今注目の書籍の一部を公開して読みどころを紹介するシリーズ。今回は、安心な「取り崩し」の技術について紹介した野尻哲史著『60代からの資産「使い切り」法 今ある資産の寿命を伸ばす賢い「取り崩し」の技術』の一部を特別に公開します(全3回/本記事は第2回)。同書を解説する無料セミナー情報も!

●第1回:資産形成も大事だが…「資産寿命」を延ばす、「取り崩し」戦略も超重要といえるワケ

※本記事は野尻哲史著『60代からの資産「使い切り」法 今ある資産の寿命を伸ばす賢い「取り崩し」の技術』(日本経済新聞出版)から一部を抜粋・再編集したものです。

人生100年時代、お金の面で考えるべきこと

まずは、具体的に取り崩しの方法に関して、基礎的なところをまとめていくことにしましょう。スタートラインは、保有している資産額と年間に使える資金の関係からです。

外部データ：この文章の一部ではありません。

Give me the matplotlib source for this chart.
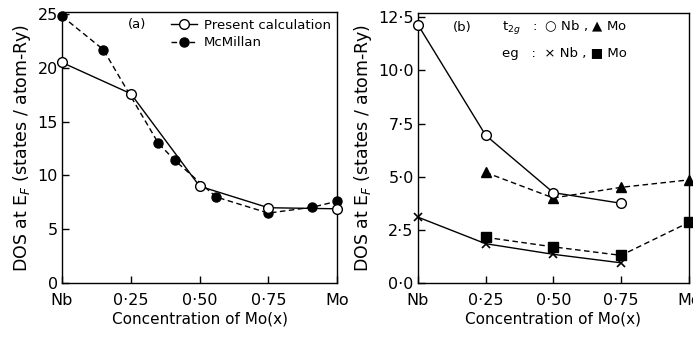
import matplotlib.pyplot as plt

# panel (a): total DOS at E_F
present_x = [0.0, 0.25, 0.50, 0.75, 1.0]
present_y = [20.5, 17.6, 9.0, 7.0, 6.9]
mcmillan_x = [0.0, 0.15, 0.35, 0.41, 0.56, 0.75, 0.91, 1.0]
mcmillan_y = [24.8, 21.7, 13.0, 11.4, 8.0, 6.5, 7.05, 7.6]

# panel (b): partial DOS
t2g_nb_x = [0.0, 0.25, 0.50, 0.75]
t2g_nb_y = [12.15, 6.95, 4.25, 3.75]
t2g_mo_x = [0.25, 0.50, 0.75, 1.0]
t2g_mo_y = [5.2, 4.0, 4.5, 4.85]
eg_nb_x = [0.0, 0.25, 0.50, 0.75]
eg_nb_y = [3.1, 1.85, 1.35, 0.95]
eg_mo_x = [0.25, 0.50, 0.75, 1.0]
eg_mo_y = [2.15, 1.7, 1.3, 2.85]

x_ticks = [0.0, 0.25, 0.50, 0.75, 1.0]
x_labels = ["Nb", "0·25", "0·50", "0·75", "Mo"]
ya_ticks = [0, 5, 10, 15, 20, 25]
yb_ticks = [0.0, 2.5, 5.0, 7.5, 10.0, 12.5]
yb_labels = ["0·0", "2·5", "5·0", "7·5", "10·0", "12·5"]

plt.rcParams["font.family"] = ["DejaVu Sans"]
dash = (0, (4, 2.5))

fig = plt.figure(figsize=(6.93, 3.41), dpi=100)
ax1 = fig.add_axes([0.0895, 0.170, 0.397, 0.795])
ax2 = fig.add_axes([0.603, 0.170, 0.391, 0.792])

ax1.plot(present_x, present_y, "-", color="black", lw=1.0, marker="o",
         ms=7, mfc="white", mec="black", mew=1.0, clip_on=False,
         label="Present calculation", zorder=3)
ax1.plot(mcmillan_x, mcmillan_y, color="black", lw=1.0, ls=dash, marker="o",
         ms=6.5, mfc="black", mec="black", clip_on=False,
         label="McMillan", zorder=2)
ax1.set_xlim(0, 1)
ax1.set_ylim(0, 25.2)
ax1.set_yticks(ya_ticks)
ax1.legend(loc="upper right", frameon=False, fontsize=9.5, handlelength=2.0,
           handletextpad=0.5, borderaxespad=0.1, labelspacing=0.35)
ax1.text(0.24, 0.955, "(a)", transform=ax1.transAxes, fontsize=9.5,
         ha="left", va="center")

ax2.plot(t2g_nb_x, t2g_nb_y, "-", color="black", lw=1.0, marker="o", ms=7,
         mfc="white", mec="black", mew=1.0, clip_on=False, zorder=3)
ax2.plot(t2g_mo_x, t2g_mo_y, color="black", lw=1.0, ls=dash, marker="^",
         ms=7, mfc="black", mec="black", clip_on=False, zorder=2)
ax2.plot(eg_nb_x, eg_nb_y, "-", color="black", lw=1.0, marker="x", ms=6,
         mew=1.2, clip_on=False, zorder=3)
ax2.plot(eg_mo_x, eg_mo_y, color="black", lw=1.0, ls=dash, marker="s",
         ms=6.5, mfc="black", mec="black", clip_on=False, zorder=2)
ax2.set_xlim(0, 1)
ax2.set_ylim(0, 12.7)
ax2.set_yticks(yb_ticks)
ax2.set_yticklabels(yb_labels)
ax2.text(0.13, 0.945, "(b)", transform=ax2.transAxes, fontsize=9.5,
         ha="left", va="center")
ax2.text(0.31, 0.945, "t$_{2g}$   :  ○ Nb , ▲ Mo", transform=ax2.transAxes,
         fontsize=9.5, ha="left", va="center")
ax2.text(0.31, 0.85, "eg   :  × Nb , ■ Mo", transform=ax2.transAxes,
         fontsize=9.5, ha="left", va="center")

for ax in (ax1, ax2):
    ax.set_xticks(x_ticks)
    ax.set_xticklabels(x_labels)
    ax.tick_params(direction="in", length=5, width=1.0, labelsize=11.5)
    ax.tick_params(axis="x", pad=7)
    ax.tick_params(axis="y", pad=3)
    ax.set_xlabel("Concentration of Mo(x)", fontsize=11, labelpad=3)
    ax.set_ylabel("DOS at E$_F$ (states / atom-Ry)", fontsize=12.5, labelpad=3)
    for sp in ax.spines.values():
        sp.set_linewidth(1.0)

fig.savefig("out.png", dpi=100)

65歳で保有資産3000万円をすべて預金にしてあるとして、「公的年金以外に毎月10万円くらい使えるお金があるといいな」と考えたとします。

年間120万円ですから、ちょうど25年分の資産を保有していることになります。65歳から使い始めるとしたら、90歳までは「年金以外に10万円」が確保できることになります。これだとかなり安心感があるように思えますね。

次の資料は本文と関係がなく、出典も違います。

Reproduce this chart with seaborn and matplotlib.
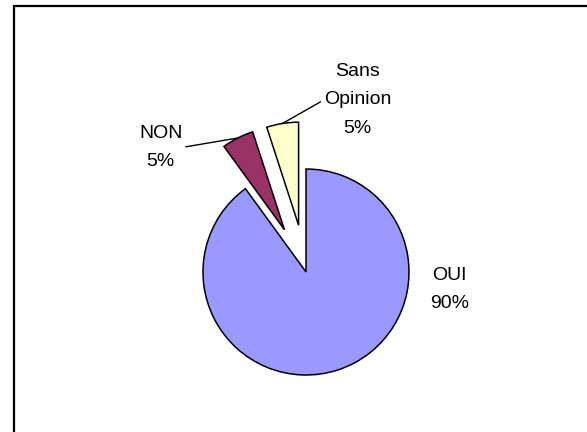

ところが、先ほど紹介したように突然「人生100年時代」なんて言葉が流行して、「おいおい、90歳までの資金では最後の10年が足りなくなる」と気になり始めました。で、「対策は?」となると、年間85.7万円、「月に7万円程度使うのなら何とか100歳まで持つ」ということになります。そうなのです、対策は極めてシンプルで、「できるだけ使わないようにすること」となります。

これは2つの点で、60代にとってはプレッシャーになります。

1つは、できるだけ使わないようにして「それで幸せな生活か」という点です。第1章の冒頭を、60代は生活に満足しているか、という視点でまとめたのも、「できるだけ使わない」という対策が果たしてわれわれが目指しているものなのかと疑問に思うからです。

この満足度の水準は人によって大きく異なりますので一概には言えませんが、アンケート結果の分析からは、収入の多い人ほど、また支出を多くできる人ほど生活全般の満足度は高まる傾向がありましたので、「使わない」ことで満足度は低下するとみていいでしょう。